After nearly two years of negotiations and three weeks of formal
meetings in the Mount Washington Hotel, the 735 delegates from 44
nations agreed to create the International Bank for Reconstruction and
Development, the International Monetary Fund, and rules and regulations
for international monetary exchanges, with gold (at $35 per ounce) as
the currency standard. Since then, the IBRD has morphed into the World
Bank, gold is no longer the "global standard," and thanks to costly
energy imports and trade imbalances, the U.S. has become a debtor
nation. Now, with the rest of the world following the U.S. into
recession, leaders of the most powerful economies have descended on
Washington to "fix the problem." It's not a happy crowd.
They call themselves the "G-20": Argentina, Australia, Brazil, Canada,
China, France, Germany, India, Indonesia, Italy, Japan, Mexico, Russia,
Saudi Arabia, South Africa, South Korea, Turkey, the United Kingdom,
the United States and the European Union. The IMF, the World Bank, the
United Nations and the Financial Stability Forum are also
"represented." Clinton-era Secretary of State Madeleine Albright --
perhaps best remembered for dancing the "Macarena" with North Korean
dictator Kim Jong Il -- will be there for the Obama-Biden transition
team.

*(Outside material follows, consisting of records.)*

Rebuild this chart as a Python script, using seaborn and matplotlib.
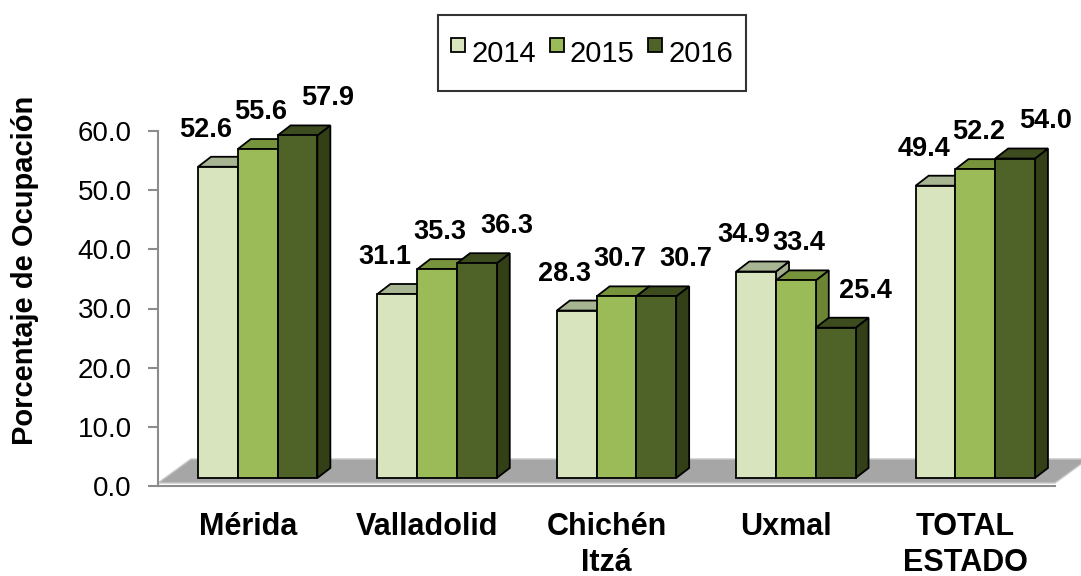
import matplotlib
matplotlib.use("Agg")
import matplotlib.pyplot as plt
from matplotlib.patches import Polygon
from matplotlib.lines import Line2D
import matplotlib.colors as mcolors
import pandas as pd
import seaborn as sns

# data
categories = ["Mérida", "Valladolid", "Chichén\nItzá", "Uxmal", "TOTAL\nESTADO"]
years = ["2014", "2015", "2016"]
occ_2014 = [52.6, 31.1, 28.3, 34.9, 49.4]
occ_2015 = [55.6, 35.3, 30.7, 33.4, 52.2]
occ_2016 = [57.9, 36.3, 30.7, 25.4, 54.0]

front_cols = ["#D7E4BD", "#9BBB59", "#4F6228"]
top_cols = ["#A7B592", "#77933C", "#3D4C1F"]
side_cols = ["#A0AC8A", "#6B8535", "#323F17"]

df = pd.DataFrame({
    "cat": categories * 3,
    "year": [y for y in years for _ in categories],
    "val": occ_2014 + occ_2015 + occ_2016,
})

sns.set_style("white")
plt.rcParams["font.family"] = ["Liberation Sans", "DejaVu Sans"]
plt.rcParams.update({"text.color": "black", "axes.labelcolor": "black",
                     "xtick.labelcolor": "black", "ytick.labelcolor": "black"})

fig = plt.figure(figsize=(10.81, 5.76), dpi=100)
ax = fig.add_axes([158 / 1081, 90 / 576, 897 / 1081, 355 / 576])

sns.barplot(data=df, x="cat", y="val", hue="year", palette=front_cols,
            width=0.665, edgecolor="black", linewidth=1.3, legend=False,
            saturation=1, ax=ax)

ax.set_xlim(-0.5, 4.5)
ax.set_ylim(0, 60)
ax.set_yticks(range(0, 61, 10))
ax.set_yticklabels([f"{v:.1f}" for v in range(0, 61, 10)], fontsize=20)
ax.set_xticks(range(len(categories)))
ax.set_xticklabels(categories, fontsize=22, fontweight="bold", linespacing=1.25)
ax.set_xticks([i - 0.5 for i in range(len(categories) + 1)], minor=True)
ax.tick_params(axis="x", which="major", length=0, pad=19)
ax.tick_params(axis="x", which="minor", length=7, width=1.5, color="#8C8C8C", direction="out")
ax.tick_params(axis="y", length=7, width=1.5, color="#8C8C8C", direction="out", pad=12, left=True)
for s in ["top", "right"]:
    ax.spines[s].set_visible(False)
for s in ["left", "bottom"]:
    ax.spines[s].set_color("#8C8C8C")
    ax.spines[s].set_linewidth(1.5)

ax.set_xlabel("")
ax.set_ylabel("Porcentaje de Ocupación", fontsize=21, fontweight="bold")
ax.yaxis.set_label_coords(-0.1325, 0.608)

# pixel -> data conversions for the fake 3D depth
fig.canvas.draw()
o = ax.transData.transform((0, 0))
px_x = 1.0 / (ax.transData.transform((1, 0))[0] - o[0])
px_y = 1.0 / (ax.transData.transform((0, 1))[1] - o[1])

bars = sorted(ax.patches, key=lambda p: p.get_x())

# grey floor
f_front = 3 * px_y
f_back = 27 * px_y
f_dx = 33 * px_x
floor = Polygon([(-0.5, f_front), (4.5, f_front), (4.5 + f_dx, f_back), (-0.5 + f_dx, f_back)],
                closed=True, facecolor="#A6A6A6", edgecolor="#C8C8C8", linewidth=1,
                zorder=0.5, clip_on=False)
ax.add_patch(floor)

shift_x = 10 * px_x
shift_y = 8 * px_y
dep_x = 13 * px_x
dep_y = 10 * px_y
lab_dx = [-12, 3, 30]
lab_dy = 37

for i, p in enumerate(bars):
    h = p.get_height()
    hexc = mcolors.to_hex(p.get_facecolor()).upper()
    k = front_cols.index(hexc) if hexc in front_cols else 0
    x0 = p.get_x() + shift_x
    w = p.get_width()
    y0 = shift_y
    y1 = shift_y + h
    p.set_x(x0)
    p.set_y(y0)
    z = 2 + i * 0.01
    p.set_zorder(z + 0.005)
    p.set_clip_on(False)
    side = Polygon([(x0 + w, y0), (x0 + w + dep_x, y0 + dep_y), (x0 + w + dep_x, y1 + dep_y), (x0 + w, y1)],
                   closed=True, facecolor=side_cols[k], edgecolor="black", linewidth=1.3,
                   zorder=z, clip_on=False)
    top = Polygon([(x0, y1), (x0 + dep_x, y1 + dep_y), (x0 + w + dep_x, y1 + dep_y), (x0 + w, y1)],
                  closed=True, facecolor=top_cols[k], edgecolor="black", linewidth=1.3,
                  zorder=z, clip_on=False)
    ax.add_patch(side)
    ax.add_patch(top)
    ax.text(x0 + w / 2 + lab_dx[k] * px_x, y1 + lab_dy * px_y, f"{h:.1f}",
            ha="center", va="center", fontsize=19.5, fontweight="bold", zorder=5)

handles = [Line2D([], [], marker="s", linestyle="none", markersize=9.5,
                  markerfacecolor=c, markeredgecolor="black", markeredgewidth=1.3)
           for c in front_cols]
leg = fig.legend(handles, years, loc="center", bbox_to_anchor=(592 / 1081, 1 - 53 / 576),
                 ncol=3, fontsize=21, frameon=True, fancybox=False, edgecolor="black",
                 handlelength=0.5, handleheight=2.3, handletextpad=0.2, columnspacing=0.45,
                 borderpad=0.45, borderaxespad=0)
leg.get_frame().set_linewidth(1.5)

fig.savefig("out.png", dpi=100)
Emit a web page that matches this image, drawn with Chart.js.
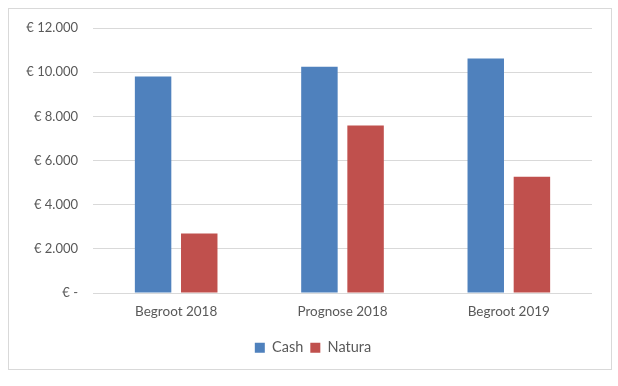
<!DOCTYPE html>
<html>
<head>
<meta charset="utf-8">
<script src="https://cdn.jsdelivr.net/npm/chart.js@4"></script>
<style>
  html, body { margin: 0; padding: 0; background: #fff; }
  #wrap { position: absolute; left: 8px; top: 8px; width: 602px; height: 360px; border: 1px solid #d9d9d9; }
</style>
</head>
<body>
<div id="wrap"><canvas id="chart" width="602" height="360"></canvas></div>
<script>
const categories = ["Begroot 2018", "Prognose 2018", "Begroot 2019"];
const cashValues = [9800, 10250, 10620];
const naturaValues = [2700, 7580, 5260];
const yTicks = [0, 2000, 4000, 6000, 8000, 10000, 12000];

function euro(v) {
  if (v === 0) return "€ -";
  return "€ " + v.toLocaleString("nl-NL");
}

Chart.defaults.font.family = "Lato, 'Open Sans', sans-serif";
Chart.defaults.font.size = 13;
Chart.defaults.color = "#595959";

new Chart(document.getElementById("chart"), {
  type: "bar",
  data: {
    labels: categories,
    datasets: [
      { label: "Cash", data: cashValues, backgroundColor: "#4f81bd", borderWidth: 0 },
      { label: "Natura", data: naturaValues, backgroundColor: "#c0504d", borderWidth: 0 }
    ]
  },
  options: {
    responsive: false,
    animation: false,
    layout: { padding: { top: 19, right: 7, left: 13, bottom: 4 } },
    datasets: { bar: { categoryPercentage: 0.555, barPercentage: 0.79 } },
    plugins: {
      legend: {
        position: "bottom",
        labels: { boxWidth: 10, boxHeight: 10, padding: 7, font: { size: 14.5 } }
      },
      tooltip: { enabled: false }
    },
    scales: {
      x: {
        afterFit: s => { s.height += 2.3; },
        grid: { display: false, drawTicks: false },
        border: { display: false },
        ticks: { padding: 11, font: { size: 13.5 } }
      },
      y: {
        min: 0,
        max: 12000,
        // fixed width, and no label overhang so layout.padding.top sets the plot top
        afterFit: s => { s.width = 71; s.paddingTop = 0; s.paddingBottom = 0; },
        afterBuildTicks: s => { s.ticks = yTicks.map(v => ({ value: v })); },
        grid: { color: "#d9d9d9", drawTicks: false },
        border: { display: false },
        ticks: { padding: 15, callback: v => euro(v) }
      },
      // empty right-hand spacer, keeps the legend centred on the whole box
      spacer: {
        type: "linear",
        position: "right",
        afterFit: s => { s.width = 12; s.paddingTop = 0; s.paddingBottom = 0; },
        grid: { display: false, drawTicks: false },
        border: { display: false },
        ticks: { display: false }
      }
    }
  }
});
</script>
</body>
</html>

Nobel laureate Al Gore wrote in a New York Times opinion piece,
"The bold steps that are needed to solve the climate crisis are exactly
the same steps that ought to be taken in order to solve the economic
crisis."
Unfortunately, the "bold steps" being contemplated by some of the G-20
participants may prove to be as stifling to the U.S. economy as the
solution for Gore's "greenhouse gases." Among the G-20's "official
representatives" are those -- such as Brazil's socialist president,
Luiz Inacio Lula da Silva -- who blame the United States for the
current economic downturn.
French President Nicolas Sarkozy, who claims credit for having come up
with the idea for this confab, has said that there is an urgent need to
"regulate capitalism" and that the G-20 gathering is a "great
opportunity" to "build the capitalism of the future." Among other
things, he wants to eliminate "offshore tax havens" and is pressing for
the means to enforce new international "codes" against "excessive risk
taking."
British Prime Minister Gordon Brown and others in the European Union
are advocating the creation of a global regulatory agency for financial
oversight and "international transparency" for banking activities. He
supports giving the IMF unprecedented authority for surveillance over
transactions by borrowers and lenders.
Proposals such as these will be very costly, and it won't be just the
expense of yet another bloated international bureaucracy. In the rush
to establish "adequate regulation and oversight" over financial
transactions, too many G-20 leaders are willing to sacrifice national
sovereignty and personal privacy. "In the long run," to use Moran's
words, that's too high a price for Americans to pay.